Was aus seiner Sicht also her musste, war ein anderer Ansatz: "Der Grundgedanke war, wenn es die Ärzte und die Physiotherapeuten nicht machen, dann müssen wir die Leute eben selbst dazu befähigen. Und wenn wir das machen, muss es technisch so genau sein, dass es auch funktioniert", erzählt Becker.
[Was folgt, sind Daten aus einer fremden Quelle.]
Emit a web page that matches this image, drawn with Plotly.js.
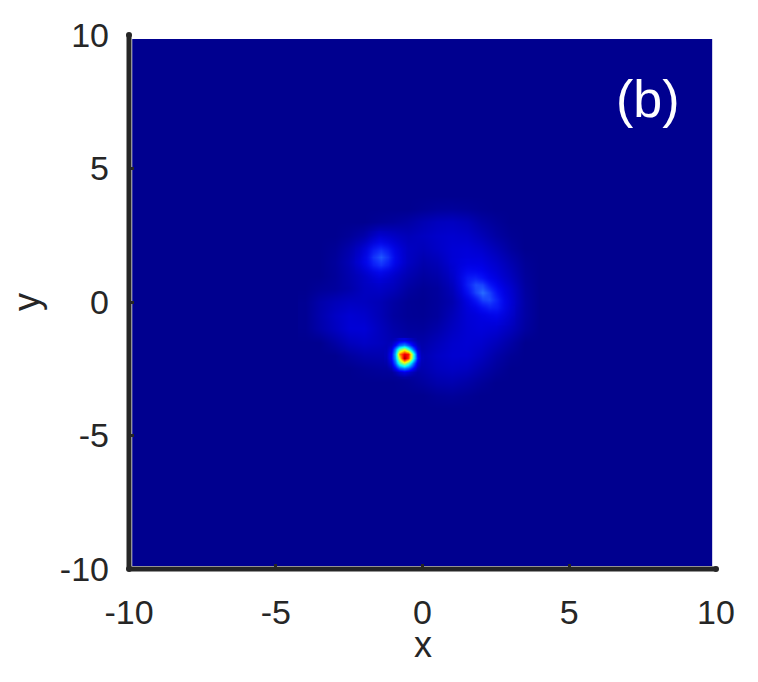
<!DOCTYPE html>
<html>
<head>
<meta charset="utf-8">
<script src="https://cdn.plot.ly/plotly-3.0.1.min.js"></script>
<style>html,body{margin:0;padding:0;background:#fff}</style>
</head>
<body>
<div id="chart" style="width:758px;height:682px"></div>
<script>
const tickValues = [-10, -5, 0, 5, 10];
const tickLabels = ['-10', '-5', '0', '5', '10'];
const imageXRange = [-9.89, 9.87];
const imageYRange = [-9.89, 9.85];
const spineX = [-10, -10, 10];
const spineY = [10, -10, -10];

// broad ring of lobes, read on a 0.5 grid
const ringX = [-4,-3.5,-3,-2.5,-2,-1.5,-1,-0.5,0,0.5,1,1.5,2,2.5,3,3.5,4];
const ringY = [-4,-3.5,-3,-2.5,-2,-1.5,-1,-0.5,0,0.5,1,1.5,2,2.5,3,3.5,4];
const ringZ = [
 [0,0,0,0,0,0,0,0,0,0,0,0,0,0,0,0,0],
 [0,0,0,0,0,0,0,0,0,.008,.012,.006,0,0,0,0,0],
 [0,0,0,0,0,0,0,.006,.018,.032,.036,.026,.012,0,0,0,0],
 [0,0,0,0,.008,.014,.018,.024,.036,.052,.06,.054,.034,.014,0,0,0],
 [0,0,0,.018,.032,.036,.034,.034,.042,.06,.072,.072,.055,.028,.008,0,0],
 [0,0,.024,.05,.062,.054,.04,.032,.03,.048,.068,.076,.07,.05,.024,0,0],
 [.004,.03,.054,.078,.08,.054,.03,.016,.014,.03,.056,.076,.084,.076,.05,.018,0],
 [.004,.034,.06,.076,.068,.046,.02,.008,.006,.016,.046,.078,.09,.095,.062,.024,0],
 [.004,.03,.046,.056,.054,.044,.024,.008,.004,.014,.035,.085,.115,.115,.075,.024,0],
 [0,.01,.016,.03,.054,.062,.048,.02,.008,.016,.045,.105,.125,.11,.07,.02,0],
 [0,0,.012,.034,.06,.085,.065,.038,.02,.03,.06,.105,.11,.085,.05,.014,0],
 [0,0,.014,.042,.09,.125,.1,.058,.034,.046,.076,.09,.09,.065,.034,.008,0],
 [0,0,.008,.032,.07,.11,.09,.058,.048,.062,.078,.082,.07,.044,.016,0,0],
 [0,0,0,.01,.03,.07,.06,.046,.056,.066,.072,.066,.046,.022,.006,0,0],
 [0,0,0,0,0,.008,.014,.024,.04,.052,.056,.046,.024,.01,0,0,0],
 [0,0,0,0,0,0,0,0,.006,.012,.014,.01,.004,0,0,0,0],
 [0,0,0,0,0,0,0,0,0,0,0,0,0,0,0,0,0]
];

// brightest part of the right lobe, read on a finer grid
const rightLobeX = [1.04,1.29,1.54,1.79,2.04,2.29,2.54,2.79,3.04];
const rightLobeY = [-0.75,-0.47,-0.19,0.09,0.37,0.65,0.93,1.21,1.49];
const rightLobeZ = [
 [0,0,0,0,.02,.05,.078,.073,.043],
 [0,0,0,.034,.11,.208,.24,.17,.073],
 [0,0,.043,.16,.375,.527,.456,.24,.078],
 [0,.034,.16,.456,.78,.82,.527,.208,.05],
 [.02,.11,.375,.78,1,.78,.375,.11,.02],
 [.05,.208,.527,.82,.78,.456,.16,.034,0],
 [.078,.24,.456,.527,.375,.16,.043,0,0],
 [.073,.17,.24,.208,.11,.034,0,0,0],
 [.043,.073,.078,.05,.02,0,0,0,0]
];

// brightest part of the upper left lobe, read on a finer grid
const leftLobeX = [-2.18,-1.93,-1.68,-1.43,-1.18,-0.93,-0.68];
const leftLobeY = [0.84,1.12,1.4,1.68,1.96,2.24,2.52];
const leftLobeZ = [
 [0,.017,.048,.065,.048,.017,0],
 [.017,.086,.205,.275,.205,.086,.017],
 [.048,.205,.495,.665,.495,.205,.048],
 [.065,.275,.665,.89,.665,.275,.065],
 [.048,.205,.495,.665,.495,.205,.048],
 [.017,.086,.205,.275,.205,.086,.017],
 [0,.017,.048,.065,.048,.017,0]
];

// sharp peak, read on a fine grid
const peakX = [-1.23,-1.08,-0.93,-0.78,-0.63,-0.48,-0.33,-0.18,-0.03];
const peakY = [-2.79,-2.62,-2.45,-2.28,-2.11,-1.94,-1.77,-1.6,-1.43];
const peakZ = [
 [0,0,0,.005,.01,.005,0,0,0],
 [0,0,.02,.05,.07,.05,.02,0,0],
 [0,.02,.1,.2,.25,.2,.1,.02,0],
 [.005,.06,.21,.44,.58,.45,.22,.06,.005],
 [.01,.1,.28,.62,.97,.82,.4,.12,.01],
 [.01,.1,.3,.74,.9,.85,.42,.1,.005],
 [.005,.06,.24,.46,.58,.42,.2,.05,0],
 [0,.02,.1,.2,.25,.18,.08,.02,0],
 [0,0,.015,.05,.06,.04,.015,0,0]
];

const ink = '#262626';
const fontFamily = '"Liberation Sans", Arial, sans-serif';
const jet = [
 [0,'rgb(0,0,143)'],[0.125,'rgb(0,0,255)'],[0.375,'rgb(0,255,255)'],
 [0.625,'rgb(255,255,0)'],[0.875,'rgb(255,0,0)'],[1,'rgb(128,0,0)']
];
const lobeScale = [[0,'rgba(0,0,255,0)'],[1,'rgb(40,110,255)']];
const peakScale = [
 [0,'rgba(0,0,255,0)'],[0.1,'rgb(0,0,255)'],[0.375,'rgb(0,255,255)'],
 [0.625,'rgb(255,255,0)'],[0.875,'rgb(255,0,0)'],[1,'rgb(128,0,0)']
];

function heat(x, y, z, colorscale){
 return {type:'heatmap',x:x,y:y,z:z,zmin:0,zmax:1,zsmooth:'best',colorscale:colorscale,showscale:false,hoverinfo:'skip'};
}

const traces = [
 heat(ringX,ringY,ringZ,jet),
 heat(rightLobeX,rightLobeY,rightLobeZ,lobeScale),
 heat(leftLobeX,leftLobeY,leftLobeZ,lobeScale),
 heat(peakX,peakY,peakZ,peakScale),
 {type:'scatter',mode:'markers',x:spineX,y:spineY,cliponaxis:false,showlegend:false,hoverinfo:'skip',
  marker:{color:ink,size:6}}
];

function axis(title, standoff, labelStandoff){
 const a = {
  range:[-10,10],tickmode:'array',tickvals:tickValues,ticktext:tickLabels,
  ticks:'inside',ticklen:5,tickwidth:3,tickcolor:ink,
  showgrid:false,zeroline:false,showline:false,
  tickfont:{family:fontFamily,size:34,color:ink},
  ticklabelstandoff:labelStandoff
 };
 if(title) a.title = {text:title,standoff:standoff,font:{family:fontFamily,size:36,color:ink}};
 return a;
}

const layout = {
 width:758,height:682,
 margin:{l:129,r:42,t:35,b:113,pad:0},
 paper_bgcolor:'#fff',plot_bgcolor:'#fff',
 showlegend:false,
 xaxis:axis('',0,20),
 yaxis:axis('y',9,19),
 shapes:[
  {type:'rect',layer:'below',xref:'x',yref:'y',x0:imageXRange[0],x1:imageXRange[1],y0:imageYRange[0],y1:imageYRange[1],
   fillcolor:'rgb(0,0,143)',line:{width:0}},
  {type:'line',layer:'above',xref:'paper',yref:'paper',x0:0,x1:0,y0:0,y1:1,line:{color:ink,width:5}},
  {type:'line',layer:'above',xref:'paper',yref:'paper',x0:0,x1:1,y0:0,y1:0,line:{color:ink,width:5}}
 ],
 annotations:[
  {x:7.69,y:7.6,xref:'x',yref:'y',text:'(b)',showarrow:false,font:{family:fontFamily,size:52,color:'#fff'}},
  {x:0,y:-0.142,xref:'x',yref:'paper',yanchor:'middle',text:'x',showarrow:false,font:{family:fontFamily,size:36,color:ink}}
 ]
};
Plotly.newPlot('chart',traces,layout,{displayModeBar:false,staticPlot:true});
</script>
</body>
</html>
Eine technische Entwicklung, die alles andere als trivial war. Also erforschte der Professor vor diesem Hintergrund in zwei EU-Projekten mit Kollegen aus dem norwegischen Trondheim und dem italienischen Bologna, ob es möglich wäre, einen Test mit der App so weit zu entwickeln, dass er für die Menschen selbst durchführbar war. "Unser Ansatz war, dass in diesen Smartphones im Prinzip die ganze Technik verbaut ist, aber weder Apple noch Google bisher solche Tests irgendwo implementiert haben", erklärt er. Auch nicht trivial sei die Frage nach dem wie gewesen. Macht man das in der vorderen Hosentasche oder braucht man dafür einen Gürtel", erinnert sich Becker. Diese Vorentwicklungen seien zwischen 2014 und 2020 in mehrere Doktorarbeiten und technische Entwicklungsschritte gemündet.
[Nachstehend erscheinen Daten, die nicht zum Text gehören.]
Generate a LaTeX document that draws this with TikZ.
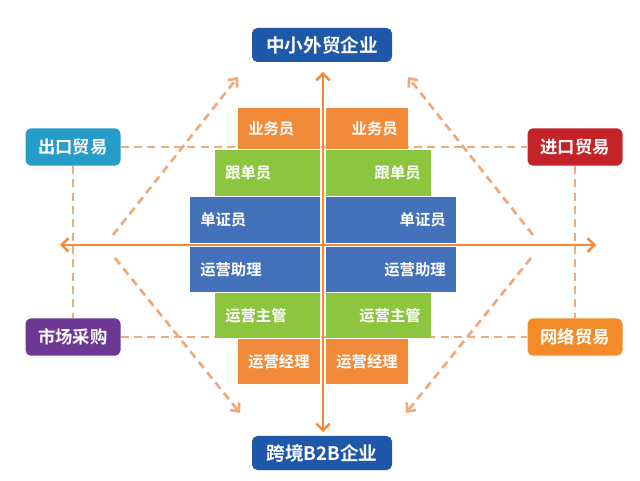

Danach seien zwei weitere Schritte gefolgt. "Der eine ist die technische Validierung, damit diese Algorithmen später auch funktionieren. Der andere ist die klinische Validierung. Da wird überprüft, ob das aus Sicht der Betroffenen auch funktioniert und ob es tatsächlich selbst durchführbar ist", erklärt er. Anschließend habe man sogenannte Co-Design-Workshops durchgeführt. "Da ging es darum, ob den Leuten das einleuchtet, wir es verstehen und ob es auch funktioniert", erläutert der Professor.
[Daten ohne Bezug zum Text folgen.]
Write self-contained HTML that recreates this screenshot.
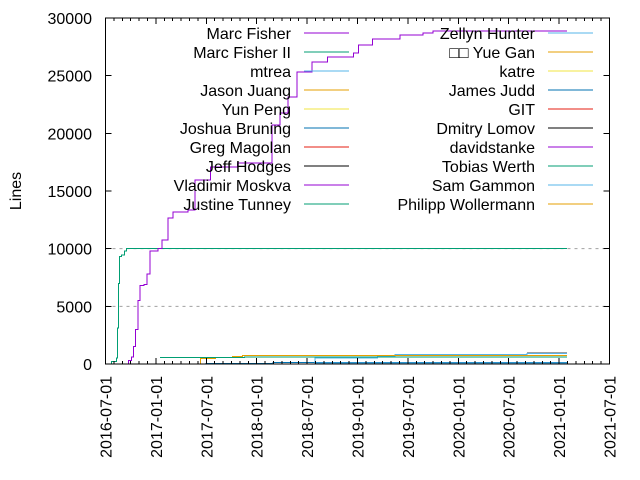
<!DOCTYPE html>
<html><head><meta charset="utf-8"><style>
html,body{margin:0;padding:0;background:#fff}
svg{display:block;font-family:"Liberation Sans","Noto Sans CJK SC",sans-serif}
#series path,#legend line,#axes line,#axes rect{shape-rendering:crispEdges}
</style></head><body>
<svg id="chart" width="640" height="480" viewBox="0 0 640 480">
<g id="grid"></g>
<g id="series"></g>
<g id="legend"></g>
<g id="axes"></g>
<text x="21" y="191" font-size="16" text-anchor="middle" transform="rotate(-90 21 191)">Lines</text>
</svg>
<script>
const yTicks=[0,5000,10000,15000,20000,25000,30000];
const xTickLabels=["2016-07-01","2017-01-01","2017-07-01","2018-01-01","2018-07-01","2019-01-01","2019-07-01","2020-01-01","2020-07-01","2021-01-01","2021-07-01"];
const xTickYears=[2016.5,2017,2017.5,2018,2018.5,2019,2019.5,2020,2020.5,2021,2021.5];
const gridValues=[5000,10000];
const seriesNames=["Marc Fisher","Marc Fisher II","mtrea","Jason Juang","Yun Peng","Joshua Bruning","Greg Magolan","Jeff Hodges","Vladimir Moskva","Justine Tunney","Zellyn Hunter","\u25A1\u25A1 Yue Gan","katre","James Judd","GIT","Dmitry Lomov","davidstanke","Tobias Werth","Sam Gammon","Philipp Wollermann"];
const seriesColors=["#9400d3","#009e73","#56b4e9","#e69f00","#f0e442","#0072b2","#e51e10","#000000","#9400d3","#009e73","#56b4e9","#e69f00","#f0e442","#0072b2","#e51e10","#000000","#9400d3","#009e73","#56b4e9","#e69f00"];
const marcFisherX=[2016.70,2016.73,2016.76,2016.78,2016.80,2016.82,2016.84,2016.88,2016.91,2016.94,2017.02,2017.06,2017.12,2017.17,2017.32,2017.39,2017.54,2017.81,2018.15,2018.23,2018.31,2018.40,2018.55,2018.70,2018.96,2019.01,2019.15,2019.42,2019.65,2019.75,2021.08];
const marcFisherY=[0,300,600,1500,3000,5500,6800,6900,7800,9800,10000,10760,12660,13180,13360,15960,17090,17430,20730,21770,23160,25330,26190,26630,26970,27670,28190,28540,28710,28880,28880];
const marcFisher2X=[2016.51,2016.56,2016.61,2016.62,2016.63,2016.64,2016.66,2016.69,2016.71,2021.08];
const marcFisher2Y=[0,200,500,3100,7000,9300,9450,9800,10000,10000];
const greenSmallX=[2017.04,2017.88,2021.08];
const greenSmallY=[550,620,620];
const orangeX=[2017.42,2017.44,2017.59,2017.76,2017.86,2021.08];
const orangeY=[0,490,580,670,750,750];
const lightBlueX=[2018.57,2018.58,2019.20,2019.37,2020.68,2021.08];
const lightBlueY=[0,520,690,840,930,930];
const blueX=[2017.49,2018.16,2021.08];
const blueY=[30,150,150];
const lightBlue2X=[2018.58,2021.08];
const lightBlue2Y=[70,70];
const redX=[2018.36,2019.84];
const redY=[20,20];
const greyX=[2020.68,2021.08];
const greyY=[1000,1000];

const NS="http://www.w3.org/2000/svg";
const L=105.5,R=609.5,T=18,B=364;
function xs(yr){return L+(yr-2016.5)/5*(R-L);}
function ys(v){return B-v/30000*(B-T);}
function el(tag,attrs,parent){const e=document.createElementNS(NS,tag);for(const k in attrs)e.setAttribute(k,attrs[k]);parent.appendChild(e);return e;}
const grid=document.getElementById('grid'),axes=document.getElementById('axes'),ser=document.getElementById('series'),leg=document.getElementById('legend');

gridValues.forEach(v=>{
  const g=el('line',{x1:L,x2:R,y1:ys(v),y2:ys(v),stroke:'#a0a0a0','stroke-dasharray':'3,4'},grid);
  
  
});
function stepPath(xa,ya,color,name){
  let d='M'+xs(xa[0])+','+ys(ya[0]);
  for(let i=1;i<xa.length;i++){d+='L'+xs(xa[i])+','+ys(ya[i-1])+'L'+xs(xa[i])+','+ys(ya[i]);}
  const p=el('path',{d:d,fill:'none',stroke:color,'stroke-width':1},ser);
  
  
}
stepPath(greyX,greyY,'#a0a0a0','series-grey');
stepPath(redX,redY,'#e51e10','series-git');
stepPath(blueX,blueY,'#0072b2','series-joshua-bruning');
stepPath(lightBlue2X,lightBlue2Y,'#56b4e9','series-zellyn-hunter');
stepPath(lightBlueX,lightBlueY,'#56b4e9','series-mtrea');
stepPath(orangeX,orangeY,'#e69f00','series-jason-juang');
stepPath(greenSmallX,greenSmallY,'#009e73','series-justine-tunney');
stepPath(marcFisher2X,marcFisher2Y,'#009e73','series-marc-fisher-ii');
stepPath(marcFisherX,marcFisherY,'#9400d3','series-marc-fisher');

seriesNames.forEach((n,i)=>{
  const col=i<10?0:1,row=i%10;
  const tx=col?535:291,lx=col?548:304,y=33+row*19;
  const t=el('text',{x:tx,y:y+6,'font-size':16,'text-anchor':'end',fill:'#000'},leg);
  t.textContent=n;
  
  
  const s=el('line',{x1:lx,x2:lx+45,y1:y,y2:y,stroke:seriesColors[i],'stroke-width':1},leg);
  
  
});

const frame=el('rect',{x:L,y:T,width:R-L,height:B-T,fill:'none',stroke:'#000','stroke-width':1},axes);


yTicks.forEach(v=>{
  const y=ys(v);
  el('line',{x1:L,x2:L+6,y1:y,y2:y,stroke:'#000'},axes);
  el('line',{x1:R-6,x2:R,y1:y,y2:y,stroke:'#000'},axes);
  const t=el('text',{x:92,y:y+6,'font-size':16,'text-anchor':'end'},axes);
  t.textContent=v;
  
  
});
for(let m=0;m<=60;m++){
  const x=xs(2016.5+m/12),len=(m%6===0)?6:3;
  el('line',{x1:x,x2:x,y1:B,y2:B-len,stroke:'#000'},axes);
  el('line',{x1:x,x2:x,y1:T,y2:T+len,stroke:'#000'},axes);
}
xTickYears.forEach((yr,i)=>{
  const x=xs(yr)+6;
  const t=el('text',{x:x,y:376,'font-size':16,'text-anchor':'end',transform:'rotate(-90 '+x+' 376)'},axes);
  t.textContent=xTickLabels[i];
  
  
});
</script>
</body></html>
Die Wissenschaftler erkannten dabei, dass bei einer einmaligen Durchführung die App möglicherweise noch fehleranfällig war. "Also musste man den Test aus unserer Sicht mehrfach durchführen, um dann tatsächlich meistens auch zu sehen, dass die Leute ihn in der zweiten, dritten, vierten Wiederholung flüssiger durchführten. Ganz einfach, weil sie den Test bereits kennengelernt haben", sagt er. Deswegen habe das Team, mit einer kleinen Pause zwischendrin, die Wiederholung auf fünfmal erhöht. "Wir haben gelernt, dass dadurch die Testergebnisse robuster werden und insgesamt das Ganze eben weniger störanfällig war."